Examples of One Health co-operation in COVID-19 diagnostics: The Swedish National Veterinary Institute (SVA) analyses health care samples for SARS-CoV-2
Our world faces the COVID-19 global pandemic, and many One Health EJP consortium partners have key roles in managing the situation at national level across Europe.
For example, FAO has recognised that enormous processivity is needed for the diagnostic capacity required, and OIE has provided guidance for how veterinary laboratories can provide support. Veterinary laboratories have an extraordinary experience in the diagnosis of infectious diseases also in emergency situations and can therefore be tremendously supportive in this. In this series of ‘Examples of One Health co-operation in COVID-19 diagnostics’, we highlight how One Health co-operation has been established across Europe.
The Swedish National Veterinary Institute (SVA) has, in collaboration with two of Sweden’s county councils, started to analyse samples from the health care system for SARS-CoV-2.
“We aim to support Swedish health care as much as we can”, says Ann Lindberg, the Director General of SVA.
SVA is the largest veterinary laboratory in Sweden. The institute analyses over 400.000 diagnostic samples yearly, including several types of coronaviruses associated with animal disease. The work at the department of microbiology includes routine diagnostics in animal health care and surveillance, allowing large numbers of samples to be processed and analysed.
“The capacity at SVA regarding personnel, equipment and facilities is high and so is our competence, also from an international perspective” says Henrik Ericsson, Head of Department of Microbiology at SVA. By providing this service for Swedish healthcare, we will substantially contribute to an improved capacity of testing for SARS-CoV-2.
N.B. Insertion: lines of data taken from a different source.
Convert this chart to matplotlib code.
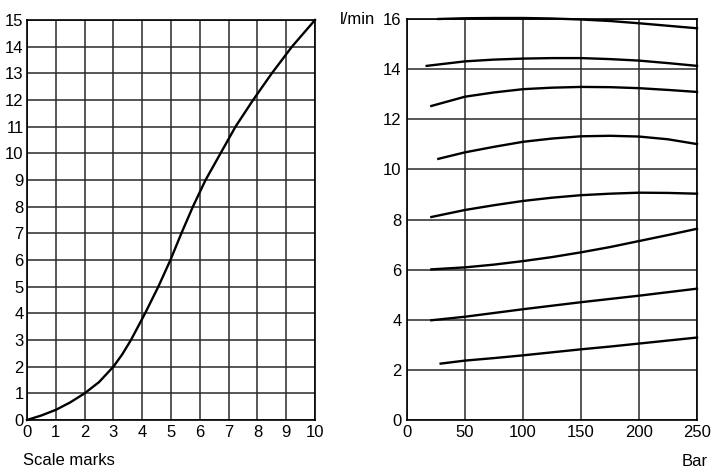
import matplotlib
matplotlib.use("Agg")
import matplotlib.pyplot as plt

plt.rcParams["font.family"] = ["Liberation Sans", "DejaVu Sans"]

# ── Data: left chart (flow vs scale marks) ─────────────────────
scale_x = [0, 0.5, 1, 1.5, 2, 2.5, 3.0, 3.3, 3.61, 4.1, 4.56, 4.98, 5.36,
           5.76, 6.2, 6.72, 7.24, 7.85, 8.5, 9.2, 10]
scale_y = [0, 0.17, 0.38, 0.66, 1.0, 1.42, 2.0, 2.45, 3, 4, 5, 6, 7,
           8, 9, 10, 11, 12, 13, 14, 15]
left_xticks = list(range(0, 11))
left_yticks = list(range(0, 16))

# ── Data: right chart (flow vs pressure) ───────────────────────
bar_x = [[27, 50, 75, 100, 125, 150, 175, 200, 225, 250],
         [17, 50, 75, 100, 125, 150, 175, 200, 225, 250],
         [21, 50, 75, 100, 125, 150, 175, 200, 225, 250],
         [27, 50, 75, 100, 125, 150, 175, 200, 225, 250],
         [21, 50, 75, 100, 125, 150, 175, 200, 225, 250],
         [21, 50, 75, 100, 125, 150, 175, 200, 225, 250],
         [21, 50, 75, 100, 125, 150, 175, 200, 225, 250],
         [29, 50, 75, 100, 125, 150, 175, 200, 225, 250]]
flow_y = [[16.0, 16.03, 16.04, 16.04, 16.02, 15.98, 15.92, 15.83, 15.73, 15.63],
          [14.13, 14.31, 14.38, 14.42, 14.44, 14.44, 14.40, 14.34, 14.24, 14.13],
          [12.53, 12.9, 13.07, 13.2, 13.26, 13.29, 13.28, 13.24, 13.17, 13.09],
          [10.42, 10.68, 10.9, 11.1, 11.23, 11.32, 11.34, 11.31, 11.2, 11.01],
          [8.1, 8.38, 8.57, 8.74, 8.87, 8.97, 9.03, 9.07, 9.06, 9.03],
          [6.01, 6.09, 6.2, 6.34, 6.5, 6.69, 6.9, 7.14, 7.38, 7.63],
          [3.98, 4.12, 4.27, 4.42, 4.56, 4.70, 4.83, 4.96, 5.1, 5.24],
          [2.25, 2.37, 2.47, 2.58, 2.7, 2.82, 2.93, 3.05, 3.17, 3.29]]
right_xticks = [0, 50, 100, 150, 200, 250]
right_yticks = [0, 2, 4, 6, 8, 10, 12, 14, 16]

GRID = "#2a2a2a"
FS = 12

fig = plt.figure(figsize=(7.11, 4.72), dpi=100)

# ── Left chart ─────────────────────────────────────────────────
ax1 = fig.add_axes([27 / 711, 52 / 472, 288 / 711, 400 / 472])
ax1.set_xlim(0, 10)
ax1.set_ylim(0, 15)
ax1.set_xticks(left_xticks)
ax1.set_yticks(left_yticks)
ax1.grid(True, color=GRID, lw=1.1)
ax1.plot(scale_x, scale_y, color="black", lw=1.7, clip_on=False)
ax1.tick_params(axis="y", length=0, labelsize=FS, pad=2.5)
ax1.tick_params(axis="x", length=0, labelsize=FS, pad=3.5)
for s in ax1.spines.values():
    s.set_linewidth(1.2)
ax1.text(-0.015, -0.102, "Scale marks", transform=ax1.transAxes,
         fontsize=FS, ha="left", va="center")

# ── Right chart ────────────────────────────────────────────────
ax2 = fig.add_axes([407 / 711, 52 / 472, 290 / 711, 401 / 472])
ax2.set_xlim(0, 250)
ax2.set_ylim(0, 16)
ax2.set_xticks(right_xticks)
ax2.set_yticks(right_yticks)
ax2.grid(True, color=GRID, lw=1.1)
for xs, ys in zip(bar_x, flow_y):
    ax2.plot(xs, ys, color="black", lw=1.7, clip_on=False)
ax2.tick_params(axis="y", length=0, labelsize=FS, pad=4)
ax2.tick_params(axis="x", length=0, labelsize=FS, pad=3.5)
for s in ax2.spines.values():
    s.set_linewidth(1.2)
ax2.text(-0.110, 0.998, "l/min", transform=ax2.transAxes,
         fontsize=FS, ha="right", va="center")
ax2.text(1.038, -0.104, "Bar", transform=ax2.transAxes,
         fontsize=FS, ha="right", va="center")

fig.savefig("out.png", dpi=100)
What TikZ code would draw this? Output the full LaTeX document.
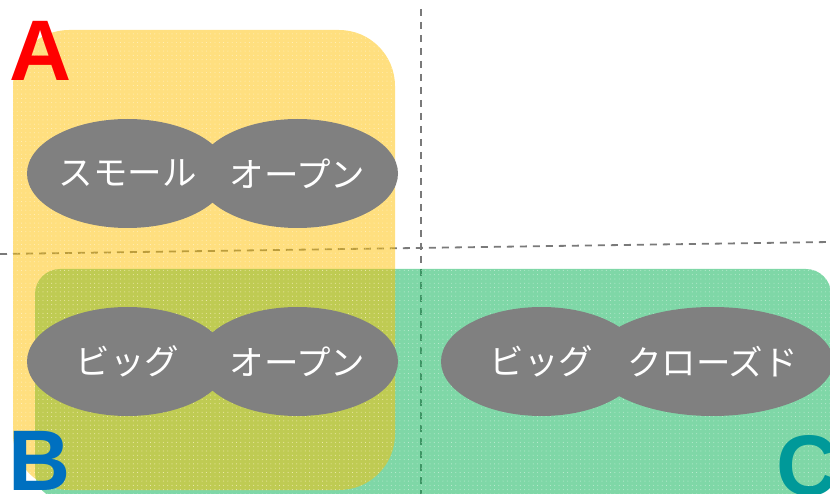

A collaboration agreement has now been established between SVA and two of the county councils. Samples are transported to SVA and analysed for SARS-CoV-2.
SVA provides expertise in zoonoses and has a well-established and close collaboration with the Public Health Agency of Sweden.
“As an authority with a civil contingency function, SVA is part of the national preparedness for disruptions in the society. Naturally, we offer our knowledge and resources in the current situation” says Ann Lindberg, Director General.
The COVID-19 pandemic is not primarily an animal health issue, but the continuous preparedness at SVA regarding severe transmissible diseases in animals allows for a rapid increase of capacity in response to crises.